GVSU receives grants to support high-tech projects
Several Grand Valley initiatives were recently awarded grants from the Grand Rapids SmartZone Local Development Finance Authority (LDFA) to support student, faculty and staff projects that focus on the development of medical devices.
The Applied Medical Devices Institute was awarded $680,000, which will allow students and staff members to work with two local technology companies to help create medical devices and ready them for manufacturing and sales. aMDI, housed in Grand Valley's Cook-DeVos Center for Health Sciences on Grand Rapids' Medical Mile, brings medical device ideas to life through research, design and development. The center is led by Brent Nowak, executive director.
A collaboration among the Padnos College of Engineering and Computing, Spectrum Health Innovations (SHI) and Kendall College of Art and Design received a three-year, $700,000 grant. Physicians and medical staff come to SHI with ideas and students are challenged with developing the ideas and building prototypes. The partnership began in 2011.
Paul Plotkowski, dean of the Padnos College of Engineering and Computing, said the grants will allow Grand Valley to continue to make a contribution to the West Michigan community.
"West Michigan is becoming a thriving hub for medical device design and development," Plotkowski said. "These programs have the potential to make a significant impact on patients' quality of life and enrich the economy of West Michigan, and they are excellent examples of the Laker Effect."

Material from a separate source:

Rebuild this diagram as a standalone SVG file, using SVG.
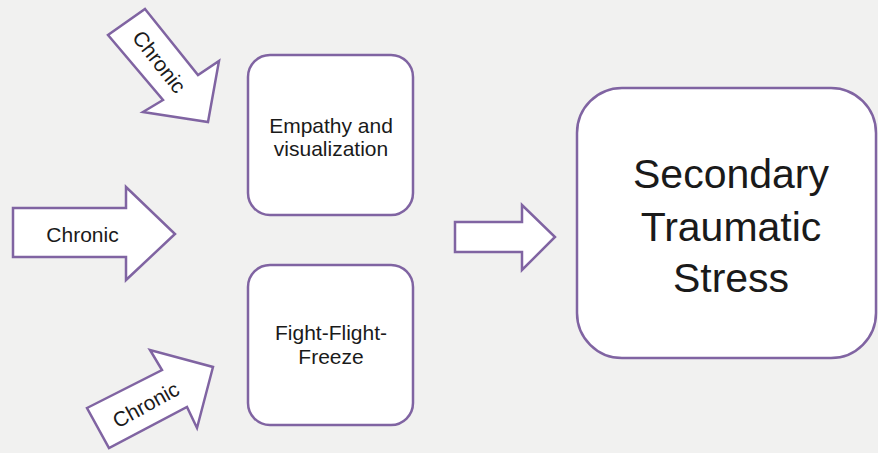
<svg xmlns="http://www.w3.org/2000/svg" width="878" height="453" viewBox="0 0 878 453">
<style>
.shape{fill:#ffffff;stroke:#8064a2;stroke-width:2.5;stroke-linejoin:miter}
.t{font-family:"Liberation Sans",Arial,sans-serif;fill:#1a1a1a;text-anchor:middle}
.s{font-size:21px}
.b{font-size:41px}
</style>
<rect width="878" height="453" fill="#f1f1f0"/>
<g id="connectors">
  <g id="arrow-top">
    <polygon class="shape" points="145,9 198,75 219,61 208,122 143,112 163,100 108,35"/>
    <text class="t s" transform="translate(159,62) rotate(52)" x="0" y="7">Chronic</text>
  </g>
  <g id="arrow-middle">
    <polygon class="shape" points="13,208 126,208 126,187 175,234 126,280 126,257 13,257"/>
    <text class="t s" x="82.5" y="242">Chronic</text>
  </g>
  <g id="arrow-bottom">
    <polygon class="shape" points="87,408 162,370 150,350 213,367 197,428 187,407 109,448"/>
    <text class="t s" transform="translate(146,405) rotate(-29)" x="0" y="7">Chronic</text>
  </g>
  <g id="arrow-right">
    <polygon class="shape" points="455,222 522,222 522,205 555,237 522,270 522,252 455,252"/>
  </g>
</g>
<g id="empathy">
  <rect class="shape" x="248" y="55" width="165" height="160" rx="22" ry="22"/>
  <text class="t s" x="331" y="133">Empathy and</text>
  <text class="t s" x="331" y="156">visualization</text>
</g>
<g id="fff">
  <rect class="shape" x="248" y="265" width="165" height="160" rx="22" ry="22"/>
  <text class="t s" x="331" y="340">Fight-Flight-</text>
  <text class="t s" x="331" y="364">Freeze</text>
</g>
<g id="sts">
  <rect class="shape" x="577" y="88" width="299" height="270" rx="45" ry="45"/>
  <text class="t b" x="731" y="188">Secondary</text>
  <text class="t b" x="731" y="241">Traumatic</text>
  <text class="t b" x="731" y="292">Stress</text>
</g>
</svg>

Future State, a project of which Grand Valley is a partner, also received support from LDFA. The project focuses on convening community organizations to develop sustainable business solutions through research, dialogue and innovation. Linda Chamberlain, Frederik Meijer Endowed Chair of Entrepreneurship and Innovation, said Grand Valley will provide subject-matter expertise, student engagement and leadership. Key partners of Future State are Fred Keller, Talent 2025 and Grand Valley.